Data Preprocessing for Deep Learning
Why Is Data Preprocessing Important?
Data preprocessing is preparing raw data before feeding it to a deep learning model. It highlights patterns and transforms data into a suitable form for the network architecture. Carefully prepping your data can have a significant impact on network accuracy.
Reducing Data Dimensionality
Reducing data dimensionality helps the network recognize patterns in data by removing extraneous information and addresses the “curse of dimensionality” that translates to larger training data sets and network complexity. To reduce dimensionality, you must understand your data. Some network architectures can automatically extract relevant features from data.
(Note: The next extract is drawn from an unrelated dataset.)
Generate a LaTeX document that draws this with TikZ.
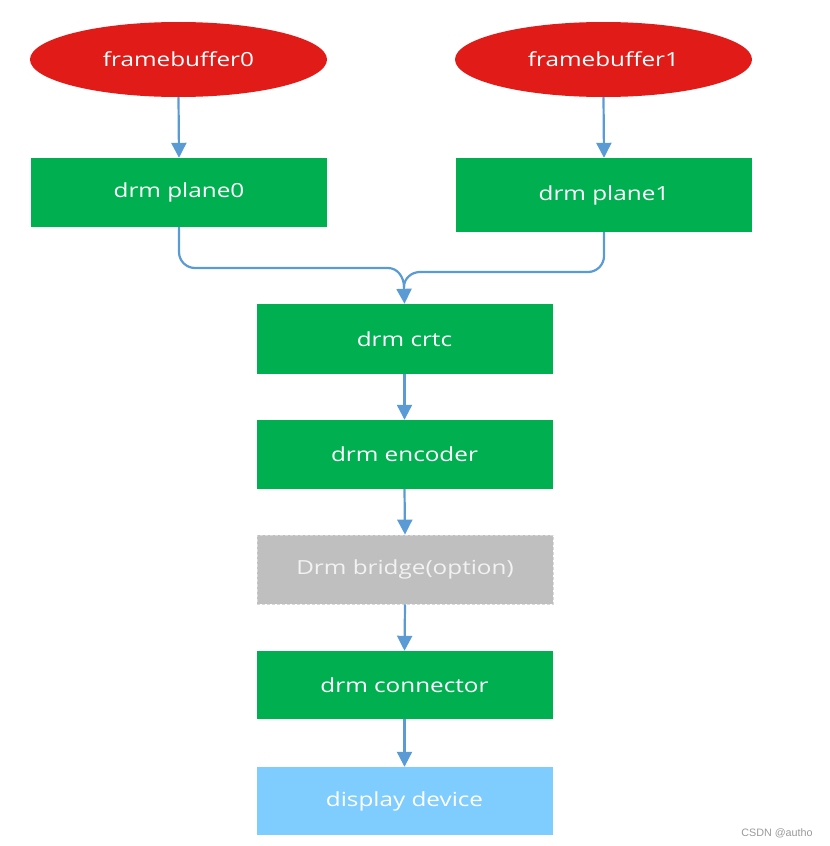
\documentclass[tikz,border=0pt]{standalone}
\usepackage{fontspec}
\setmainfont{Open Sans}
\newfontfamily\labelfont[FakeStretch=1.25]{Open Sans}
\newfontfamily\wmfont{Liberation Sans}
\usetikzlibrary{shapes.geometric,arrows.meta}
\definecolor{fbred}{HTML}{E11B17}
\definecolor{boxgreen}{HTML}{00B050}
\definecolor{arrowblue}{HTML}{5B9BD5}
\definecolor{bridgegray}{HTML}{BFBFBF}
\definecolor{bridgeline}{HTML}{D9D9D9}
\definecolor{bridgetext}{HTML}{F2F2F2}
\definecolor{devblue}{HTML}{7FCDFF}
\begin{document}
\begin{tikzpicture}[x=1bp,y=-1bp,
  lbl/.style={font=\labelfont\fontsize{19.5}{23}\selectfont},
  fbnode/.style={lbl,ellipse,fill=fbred,draw=none,minimum width=297bp,minimum height=75bp,inner sep=0pt,text=white},
  greenbox/.style={lbl,rectangle,fill=boxgreen,draw=none,minimum width=296bp,minimum height=70bp,inner sep=0pt,text=white},
  bridgebox/.style={lbl,rectangle,fill=bridgegray,draw=bridgeline,dash pattern=on 3bp off 2bp,line width=0.8bp,minimum width=296bp,minimum height=69bp,inner sep=0pt,text=bridgetext},
  devbox/.style={lbl,rectangle,fill=devblue,draw=none,minimum width=296bp,minimum height=68bp,inner sep=0pt,text=white},
  line/.style={draw=arrowblue,line width=2.2bp},
  conn/.style={line,-{Triangle[width=15bp,length=15bp]}},
  watermark/.style={text=gray!80,font=\wmfont\fontsize{10.8}{12}\selectfont,inner sep=0pt}
]
\useasboundingbox (0,0) rectangle (830,846);
\node[fbnode] (fb0) at (178.5,59.5) {framebuffer0};
\node[fbnode] (fb1) at (603.5,59.5) {framebuffer1};
\node[greenbox,minimum height=69bp] (p0) at (179,192.5) {drm plane0};
\node[greenbox,minimum height=74bp] (p1) at (604,195) {drm plane1};
\node[greenbox] (crtc) at (404.5,339) {drm crtc};
\node[greenbox,minimum height=69bp] (enc) at (404.5,454.5) {drm encoder};
\node[bridgebox] (br) at (405,569.5) {Drm bridge(option)};
\node[greenbox,minimum height=68bp] (con) at (404.5,685) {drm connector};
\node[devbox] (dev) at (404.5,801) {display device};
\node[watermark] (wm) at (777,833) {CSDN @autho};
\coordinate (ml) at (388,268);
\coordinate (mr) at (420,272);
\coordinate (mj) at (404,287);
\draw[conn] (fb0.south) -- (p0.north);
\draw[conn] (fb1.south) -- (p1.north);
\draw[line,rounded corners=16bp] (p0.south) |- (ml);
\draw[line,rounded corners=16bp] (p1.south) |- (mr);
\draw[line] (ml) to[out=0,in=90] (mj);
\draw[line] (mr) to[out=180,in=90] (mj);
\draw[conn] (mj) -- (crtc.north);
\draw[conn] (crtc.south) -- (enc.north);
\draw[conn] (enc.south) -- (br.north);
\draw[conn] (br.south) -- (con.north);
\draw[conn] (con.south) -- (dev.north);
\end{tikzpicture}
\end{document}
Prepping Data for the Network Architecture
A network expects data to be a specific format in terms of size, units, and signal type. Two common types of network architecture are convolutional neural networks (CNNs) and long short-term memory networks. The core building block of a CNN is the convolutional layer, which slides a filter across the input volume and looks for activated regions. From these activated regions, the CNN learns which features are present and where.
Data Types
For image and video data, each input image must be the same in terms of width, height, and color layers. As a result, part of the preparation can be to crop, pad, or resize images. For signal data, the signal length and sample rate must be consistent, which might require cropping, padding, and resampling. These are only some of the data types you can use in deep learning.


Example: Preprocessing Audio Signals with STFT
A short-time Fourier transform (STFT) can be used to visualize how frequency content in an audio signal changes over time. The magnitude squared of the STFT is known as the spectrogram time-frequency representation of the signal. It can be used as a CNN input.